Location
- 12001 South Oak Park Avenue Palos Heights, Illinois 60468 United States
- 41°30′50″N 87°55′47″W﻿ / ﻿41.5138°N 87.9298°W

Information
- Principal: Mike Drury
- Grades: 9-12
- Athletics conference: Chicagoland Christian Conference
- Team name: Knights
- Website: swchristian.org

= Chicago Christian High School =

Chicago Christian High School or CCHS is a private Christian school in Palos Heights, Illinois. In addition to offering a wide range of academic programs, Chicago Christian High School also offers Dual Enrollment courses, Advanced Placement courses, and Honors Courses. It also hosts a Robotics team, which is sponsored by many small businesses in Palos Heights. It's ranked 16 as one of the best Christian school's in the Chicago land area and looks to improve students for college. It is made up by students from the campus’s in Tinley Park and Oak Lawn.
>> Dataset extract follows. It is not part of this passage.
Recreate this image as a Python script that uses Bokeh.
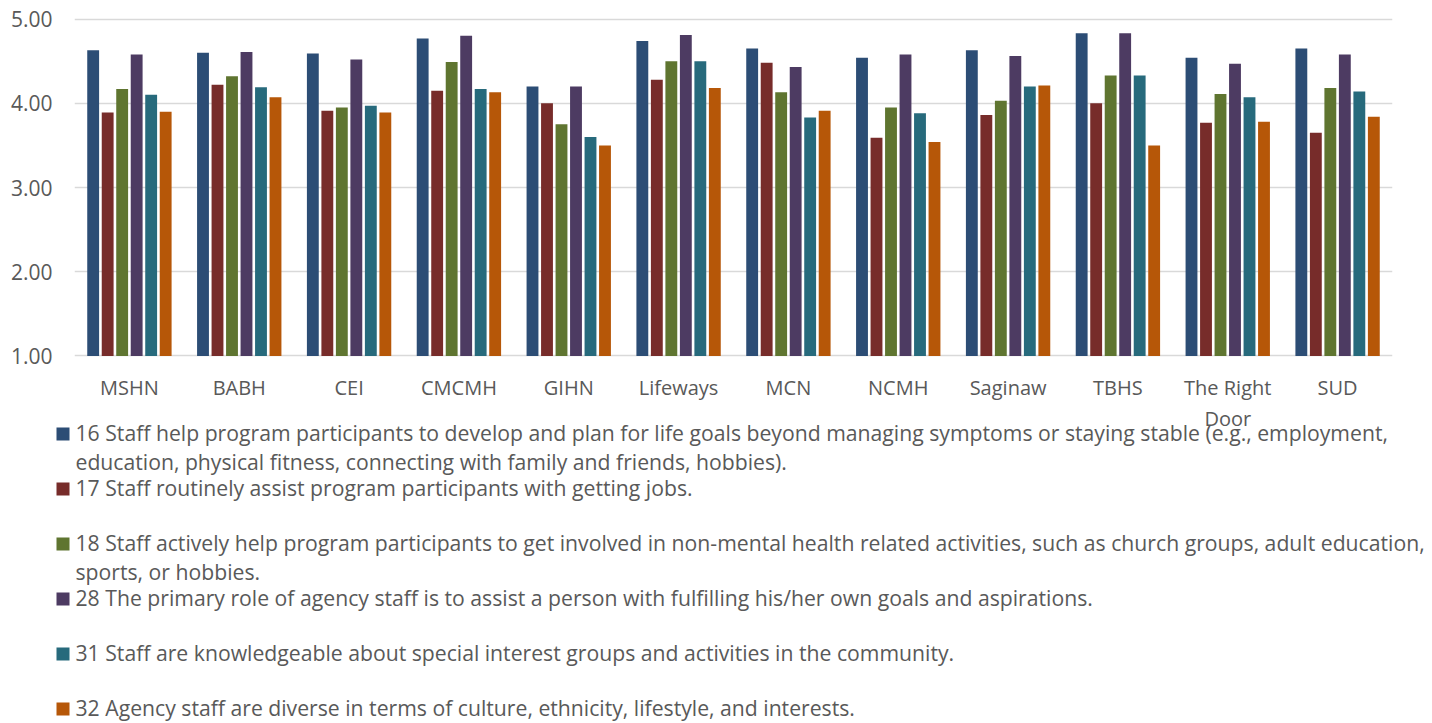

Additionally, some students are not from either campus, but from other schools entirely, or are transfers.

History: Chicago Southwest Christian Association were formed back in 1958, while Chicago Christian High School was founded in 1918 in Englewood. They moved into Palos Heights in 1963 and working to imply better learning with academics and faith. The campus is on the former Navajo golf course, where the idea for the NIV version of the Bible was established.